**WORK TO COMPLETE:** Copy verbatim the block of lines in the entries below whose first line contains "Write the D3.js code for this chart." and whose last line contains "const P = (px, v, d)". Leave out all other lines.

**RECORDS FOR THE TASK:**

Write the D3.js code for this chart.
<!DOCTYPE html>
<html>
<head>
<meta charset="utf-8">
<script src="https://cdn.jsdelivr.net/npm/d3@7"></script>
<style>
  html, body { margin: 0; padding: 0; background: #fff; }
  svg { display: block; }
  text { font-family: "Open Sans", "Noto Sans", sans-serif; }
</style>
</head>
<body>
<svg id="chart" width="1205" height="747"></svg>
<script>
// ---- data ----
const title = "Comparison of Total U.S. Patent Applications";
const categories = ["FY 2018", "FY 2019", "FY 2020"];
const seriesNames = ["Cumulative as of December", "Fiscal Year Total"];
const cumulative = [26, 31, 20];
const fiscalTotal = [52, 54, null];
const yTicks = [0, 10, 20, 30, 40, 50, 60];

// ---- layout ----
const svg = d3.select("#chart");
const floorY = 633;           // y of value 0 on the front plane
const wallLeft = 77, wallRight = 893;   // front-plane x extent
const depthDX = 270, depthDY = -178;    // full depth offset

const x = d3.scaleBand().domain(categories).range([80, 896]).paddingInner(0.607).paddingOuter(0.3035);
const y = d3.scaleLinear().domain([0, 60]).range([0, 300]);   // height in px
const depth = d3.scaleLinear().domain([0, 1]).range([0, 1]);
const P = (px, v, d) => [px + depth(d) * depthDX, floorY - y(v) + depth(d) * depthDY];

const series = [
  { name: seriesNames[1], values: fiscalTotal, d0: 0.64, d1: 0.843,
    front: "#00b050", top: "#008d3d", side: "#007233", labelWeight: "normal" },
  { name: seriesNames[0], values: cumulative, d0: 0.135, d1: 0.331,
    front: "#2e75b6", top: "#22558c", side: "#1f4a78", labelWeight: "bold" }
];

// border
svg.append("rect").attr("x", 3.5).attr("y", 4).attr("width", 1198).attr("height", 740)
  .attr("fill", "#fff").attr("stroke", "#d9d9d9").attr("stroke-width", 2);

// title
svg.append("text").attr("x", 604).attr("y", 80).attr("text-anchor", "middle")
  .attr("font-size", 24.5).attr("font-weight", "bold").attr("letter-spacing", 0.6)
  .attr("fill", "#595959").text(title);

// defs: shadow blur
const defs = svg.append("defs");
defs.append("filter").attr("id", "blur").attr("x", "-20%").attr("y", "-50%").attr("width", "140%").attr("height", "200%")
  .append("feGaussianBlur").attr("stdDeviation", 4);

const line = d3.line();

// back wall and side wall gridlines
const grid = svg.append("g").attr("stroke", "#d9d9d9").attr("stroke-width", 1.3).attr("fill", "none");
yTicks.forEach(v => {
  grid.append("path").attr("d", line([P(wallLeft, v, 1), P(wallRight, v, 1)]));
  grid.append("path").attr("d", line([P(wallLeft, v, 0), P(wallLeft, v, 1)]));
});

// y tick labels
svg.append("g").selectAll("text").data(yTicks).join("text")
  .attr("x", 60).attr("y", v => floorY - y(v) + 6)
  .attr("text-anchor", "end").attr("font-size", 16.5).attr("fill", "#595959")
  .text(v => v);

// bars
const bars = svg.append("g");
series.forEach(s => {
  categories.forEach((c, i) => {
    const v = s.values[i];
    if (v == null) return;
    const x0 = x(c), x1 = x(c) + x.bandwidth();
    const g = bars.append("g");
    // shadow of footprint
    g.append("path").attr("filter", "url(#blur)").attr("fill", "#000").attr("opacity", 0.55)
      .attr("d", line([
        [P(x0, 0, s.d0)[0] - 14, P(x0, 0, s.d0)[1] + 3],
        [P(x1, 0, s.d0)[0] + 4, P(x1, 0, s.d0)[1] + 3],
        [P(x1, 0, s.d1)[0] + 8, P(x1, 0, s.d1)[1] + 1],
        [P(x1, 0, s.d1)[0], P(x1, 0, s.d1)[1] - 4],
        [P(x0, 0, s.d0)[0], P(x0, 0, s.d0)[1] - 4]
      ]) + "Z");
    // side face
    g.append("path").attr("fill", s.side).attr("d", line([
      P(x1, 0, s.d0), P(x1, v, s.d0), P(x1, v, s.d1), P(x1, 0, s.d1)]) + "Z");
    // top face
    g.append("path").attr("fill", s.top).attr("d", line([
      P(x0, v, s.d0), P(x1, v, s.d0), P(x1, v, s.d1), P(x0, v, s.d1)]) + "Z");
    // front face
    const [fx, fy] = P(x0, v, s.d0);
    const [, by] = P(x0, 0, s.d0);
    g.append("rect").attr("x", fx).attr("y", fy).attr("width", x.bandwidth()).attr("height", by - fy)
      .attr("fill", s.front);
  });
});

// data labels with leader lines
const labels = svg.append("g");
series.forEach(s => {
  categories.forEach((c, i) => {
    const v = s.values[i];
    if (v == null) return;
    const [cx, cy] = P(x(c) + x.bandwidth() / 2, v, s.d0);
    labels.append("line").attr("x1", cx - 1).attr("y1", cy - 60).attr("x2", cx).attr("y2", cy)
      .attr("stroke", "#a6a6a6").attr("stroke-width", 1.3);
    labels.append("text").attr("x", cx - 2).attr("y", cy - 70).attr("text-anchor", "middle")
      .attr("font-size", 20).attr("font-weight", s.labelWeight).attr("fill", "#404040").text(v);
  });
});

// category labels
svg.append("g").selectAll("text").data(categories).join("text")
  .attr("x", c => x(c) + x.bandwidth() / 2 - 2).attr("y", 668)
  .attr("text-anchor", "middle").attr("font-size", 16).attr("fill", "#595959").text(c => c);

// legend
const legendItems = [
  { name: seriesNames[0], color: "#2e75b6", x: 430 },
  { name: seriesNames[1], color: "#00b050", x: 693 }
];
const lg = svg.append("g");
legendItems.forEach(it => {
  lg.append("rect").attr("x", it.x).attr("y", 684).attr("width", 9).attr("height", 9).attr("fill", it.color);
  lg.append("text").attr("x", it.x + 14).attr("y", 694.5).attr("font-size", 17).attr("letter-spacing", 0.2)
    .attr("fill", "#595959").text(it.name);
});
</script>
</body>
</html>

==

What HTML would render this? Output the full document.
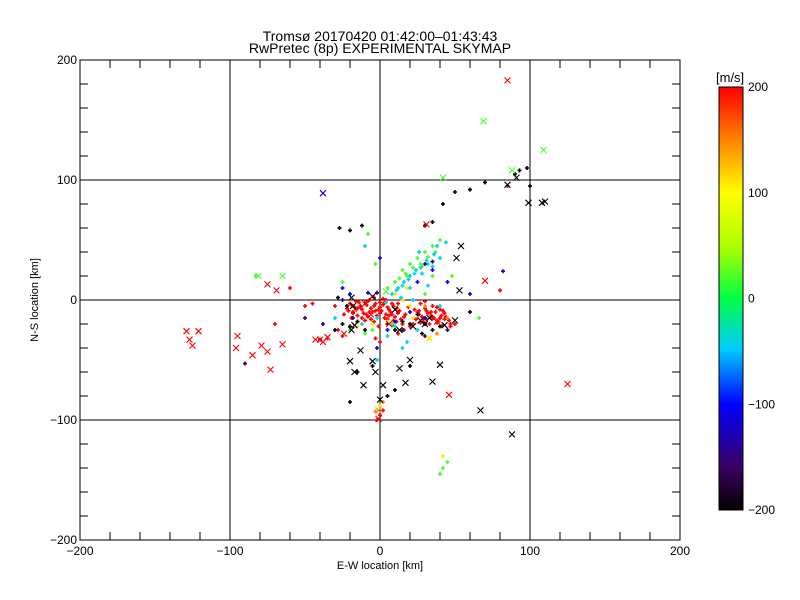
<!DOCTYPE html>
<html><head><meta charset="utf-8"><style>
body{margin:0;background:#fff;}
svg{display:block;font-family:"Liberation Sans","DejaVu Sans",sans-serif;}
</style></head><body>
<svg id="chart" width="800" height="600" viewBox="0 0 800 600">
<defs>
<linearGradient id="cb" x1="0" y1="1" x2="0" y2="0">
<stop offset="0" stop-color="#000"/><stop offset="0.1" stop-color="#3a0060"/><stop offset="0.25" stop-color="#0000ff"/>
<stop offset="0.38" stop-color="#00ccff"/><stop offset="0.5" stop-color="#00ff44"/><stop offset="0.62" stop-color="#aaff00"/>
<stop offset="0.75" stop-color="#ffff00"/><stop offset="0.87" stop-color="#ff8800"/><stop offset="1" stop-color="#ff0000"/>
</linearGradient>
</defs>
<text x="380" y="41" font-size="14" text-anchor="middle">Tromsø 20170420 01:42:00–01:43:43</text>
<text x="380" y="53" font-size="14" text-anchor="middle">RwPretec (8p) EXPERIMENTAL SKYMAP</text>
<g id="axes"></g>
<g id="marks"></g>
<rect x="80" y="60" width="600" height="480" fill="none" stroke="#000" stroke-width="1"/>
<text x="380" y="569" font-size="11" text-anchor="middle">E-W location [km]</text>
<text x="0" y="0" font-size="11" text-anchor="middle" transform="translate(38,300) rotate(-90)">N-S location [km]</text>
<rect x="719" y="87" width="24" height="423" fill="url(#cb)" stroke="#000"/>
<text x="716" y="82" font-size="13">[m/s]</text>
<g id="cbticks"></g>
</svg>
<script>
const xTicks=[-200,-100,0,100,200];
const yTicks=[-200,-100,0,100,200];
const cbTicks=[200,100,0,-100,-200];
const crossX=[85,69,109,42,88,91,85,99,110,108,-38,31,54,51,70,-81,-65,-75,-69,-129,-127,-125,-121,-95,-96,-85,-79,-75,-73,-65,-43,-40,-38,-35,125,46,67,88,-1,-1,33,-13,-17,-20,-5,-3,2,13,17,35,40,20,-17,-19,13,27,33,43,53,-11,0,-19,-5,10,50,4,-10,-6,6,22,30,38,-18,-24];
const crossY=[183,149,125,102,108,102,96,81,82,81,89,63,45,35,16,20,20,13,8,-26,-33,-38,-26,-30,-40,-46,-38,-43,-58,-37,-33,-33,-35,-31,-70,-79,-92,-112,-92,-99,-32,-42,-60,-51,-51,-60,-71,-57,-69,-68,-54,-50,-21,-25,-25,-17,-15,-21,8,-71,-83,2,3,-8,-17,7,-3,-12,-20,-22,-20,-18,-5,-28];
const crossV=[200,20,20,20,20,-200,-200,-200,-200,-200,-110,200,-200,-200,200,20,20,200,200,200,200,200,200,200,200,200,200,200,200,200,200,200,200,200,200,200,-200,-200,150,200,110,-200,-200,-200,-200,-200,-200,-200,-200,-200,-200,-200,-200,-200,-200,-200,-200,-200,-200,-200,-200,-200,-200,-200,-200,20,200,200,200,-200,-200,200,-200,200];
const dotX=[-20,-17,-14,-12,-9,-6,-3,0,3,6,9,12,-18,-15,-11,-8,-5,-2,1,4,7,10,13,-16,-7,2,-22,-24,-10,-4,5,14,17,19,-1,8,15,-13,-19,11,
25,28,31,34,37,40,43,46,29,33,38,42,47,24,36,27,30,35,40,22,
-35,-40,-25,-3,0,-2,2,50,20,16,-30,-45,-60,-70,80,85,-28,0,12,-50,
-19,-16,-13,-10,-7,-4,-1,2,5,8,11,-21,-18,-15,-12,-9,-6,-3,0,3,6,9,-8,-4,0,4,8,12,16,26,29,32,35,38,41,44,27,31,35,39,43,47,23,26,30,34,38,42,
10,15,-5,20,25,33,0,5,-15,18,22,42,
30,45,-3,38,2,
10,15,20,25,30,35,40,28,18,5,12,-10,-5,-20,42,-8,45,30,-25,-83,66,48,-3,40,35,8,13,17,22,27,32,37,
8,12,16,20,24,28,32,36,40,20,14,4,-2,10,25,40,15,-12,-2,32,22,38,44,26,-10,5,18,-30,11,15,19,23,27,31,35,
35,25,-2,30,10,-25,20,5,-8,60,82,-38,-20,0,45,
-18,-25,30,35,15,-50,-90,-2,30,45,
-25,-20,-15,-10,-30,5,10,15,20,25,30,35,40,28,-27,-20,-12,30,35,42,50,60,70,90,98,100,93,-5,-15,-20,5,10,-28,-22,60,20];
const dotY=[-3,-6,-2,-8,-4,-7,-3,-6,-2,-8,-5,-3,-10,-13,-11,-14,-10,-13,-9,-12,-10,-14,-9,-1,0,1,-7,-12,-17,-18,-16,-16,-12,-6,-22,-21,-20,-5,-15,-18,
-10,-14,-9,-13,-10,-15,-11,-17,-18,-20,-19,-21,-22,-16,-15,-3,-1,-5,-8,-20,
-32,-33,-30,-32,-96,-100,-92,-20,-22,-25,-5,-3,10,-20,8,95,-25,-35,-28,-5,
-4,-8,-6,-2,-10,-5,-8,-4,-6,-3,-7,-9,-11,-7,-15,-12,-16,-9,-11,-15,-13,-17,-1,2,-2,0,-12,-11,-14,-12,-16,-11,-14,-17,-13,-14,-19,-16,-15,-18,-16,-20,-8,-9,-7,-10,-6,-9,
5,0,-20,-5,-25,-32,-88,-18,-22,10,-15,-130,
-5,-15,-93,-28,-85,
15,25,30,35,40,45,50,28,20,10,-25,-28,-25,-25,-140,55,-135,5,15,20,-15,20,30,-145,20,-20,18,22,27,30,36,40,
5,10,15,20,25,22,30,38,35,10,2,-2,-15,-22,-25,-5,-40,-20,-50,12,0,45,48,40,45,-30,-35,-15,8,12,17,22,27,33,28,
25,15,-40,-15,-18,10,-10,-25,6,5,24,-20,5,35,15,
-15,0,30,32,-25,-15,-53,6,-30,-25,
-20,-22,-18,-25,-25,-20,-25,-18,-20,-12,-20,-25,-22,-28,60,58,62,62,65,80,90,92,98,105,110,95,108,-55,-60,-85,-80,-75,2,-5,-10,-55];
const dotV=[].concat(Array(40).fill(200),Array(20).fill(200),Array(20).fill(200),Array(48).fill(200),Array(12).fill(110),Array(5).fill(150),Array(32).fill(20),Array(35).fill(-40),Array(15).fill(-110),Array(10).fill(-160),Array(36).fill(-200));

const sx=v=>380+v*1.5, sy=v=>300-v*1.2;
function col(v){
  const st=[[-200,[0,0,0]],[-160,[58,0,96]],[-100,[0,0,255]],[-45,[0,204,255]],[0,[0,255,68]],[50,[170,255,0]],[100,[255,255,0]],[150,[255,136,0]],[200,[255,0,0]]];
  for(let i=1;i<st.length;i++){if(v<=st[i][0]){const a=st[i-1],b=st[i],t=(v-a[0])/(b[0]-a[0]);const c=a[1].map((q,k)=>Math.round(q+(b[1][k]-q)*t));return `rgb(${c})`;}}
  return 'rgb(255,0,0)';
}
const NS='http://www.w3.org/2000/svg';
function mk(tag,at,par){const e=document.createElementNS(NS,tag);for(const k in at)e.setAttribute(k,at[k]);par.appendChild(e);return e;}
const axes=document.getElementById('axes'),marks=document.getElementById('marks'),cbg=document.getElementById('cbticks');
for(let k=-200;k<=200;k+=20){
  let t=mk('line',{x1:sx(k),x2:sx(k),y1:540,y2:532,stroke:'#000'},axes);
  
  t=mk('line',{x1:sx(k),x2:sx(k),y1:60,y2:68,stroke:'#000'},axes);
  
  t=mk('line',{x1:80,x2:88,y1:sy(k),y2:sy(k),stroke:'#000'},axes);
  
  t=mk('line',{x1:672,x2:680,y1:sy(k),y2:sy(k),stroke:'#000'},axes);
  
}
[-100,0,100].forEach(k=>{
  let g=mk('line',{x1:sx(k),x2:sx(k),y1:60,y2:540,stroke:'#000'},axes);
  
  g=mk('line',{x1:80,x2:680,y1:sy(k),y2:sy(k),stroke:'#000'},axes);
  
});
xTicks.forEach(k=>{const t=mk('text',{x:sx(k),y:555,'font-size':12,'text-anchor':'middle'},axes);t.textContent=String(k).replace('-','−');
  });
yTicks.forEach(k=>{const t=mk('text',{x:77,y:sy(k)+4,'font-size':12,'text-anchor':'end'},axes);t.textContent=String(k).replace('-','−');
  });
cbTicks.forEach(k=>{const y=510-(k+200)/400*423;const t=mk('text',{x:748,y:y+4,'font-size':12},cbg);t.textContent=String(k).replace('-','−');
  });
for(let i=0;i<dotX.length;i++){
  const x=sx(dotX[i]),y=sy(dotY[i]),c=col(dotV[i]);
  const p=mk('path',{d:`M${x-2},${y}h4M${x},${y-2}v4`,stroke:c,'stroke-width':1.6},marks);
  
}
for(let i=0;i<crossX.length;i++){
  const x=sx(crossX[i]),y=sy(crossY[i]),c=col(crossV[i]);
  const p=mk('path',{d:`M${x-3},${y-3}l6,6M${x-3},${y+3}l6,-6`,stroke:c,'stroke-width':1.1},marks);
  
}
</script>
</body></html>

**WORKED SOLUTION:**
Write the D3.js code for this chart.
<!DOCTYPE html>
<html>
<head>
<meta charset="utf-8">
<script src="https://cdn.jsdelivr.net/npm/d3@7"></script>
<style>
  html, body { margin: 0; padding: 0; background: #fff; }
  svg { display: block; }
  text { font-family: "Open Sans", "Noto Sans", sans-serif; }
</style>
</head>
<body>
<svg id="chart" width="1205" height="747"></svg>
<script>
// ---- data ----
const title = "Comparison of Total U.S. Patent Applications";
const categories = ["FY 2018", "FY 2019", "FY 2020"];
const seriesNames = ["Cumulative as of December", "Fiscal Year Total"];
const cumulative = [26, 31, 20];
const fiscalTotal = [52, 54, null];
const yTicks = [0, 10, 20, 30, 40, 50, 60];

// ---- layout ----
const svg = d3.select("#chart");
const floorY = 633;           // y of value 0 on the front plane
const wallLeft = 77, wallRight = 893;   // front-plane x extent
const depthDX = 270, depthDY = -178;    // full depth offset

const x = d3.scaleBand().domain(categories).range([80, 896]).paddingInner(0.607).paddingOuter(0.3035);
const y = d3.scaleLinear().domain([0, 60]).range([0, 300]);   // height in px
const depth = d3.scaleLinear().domain([0, 1]).range([0, 1]);
const P = (px, v, d) => [px + depth(d) * depthDX, floorY - y(v) + depth(d) * depthDY];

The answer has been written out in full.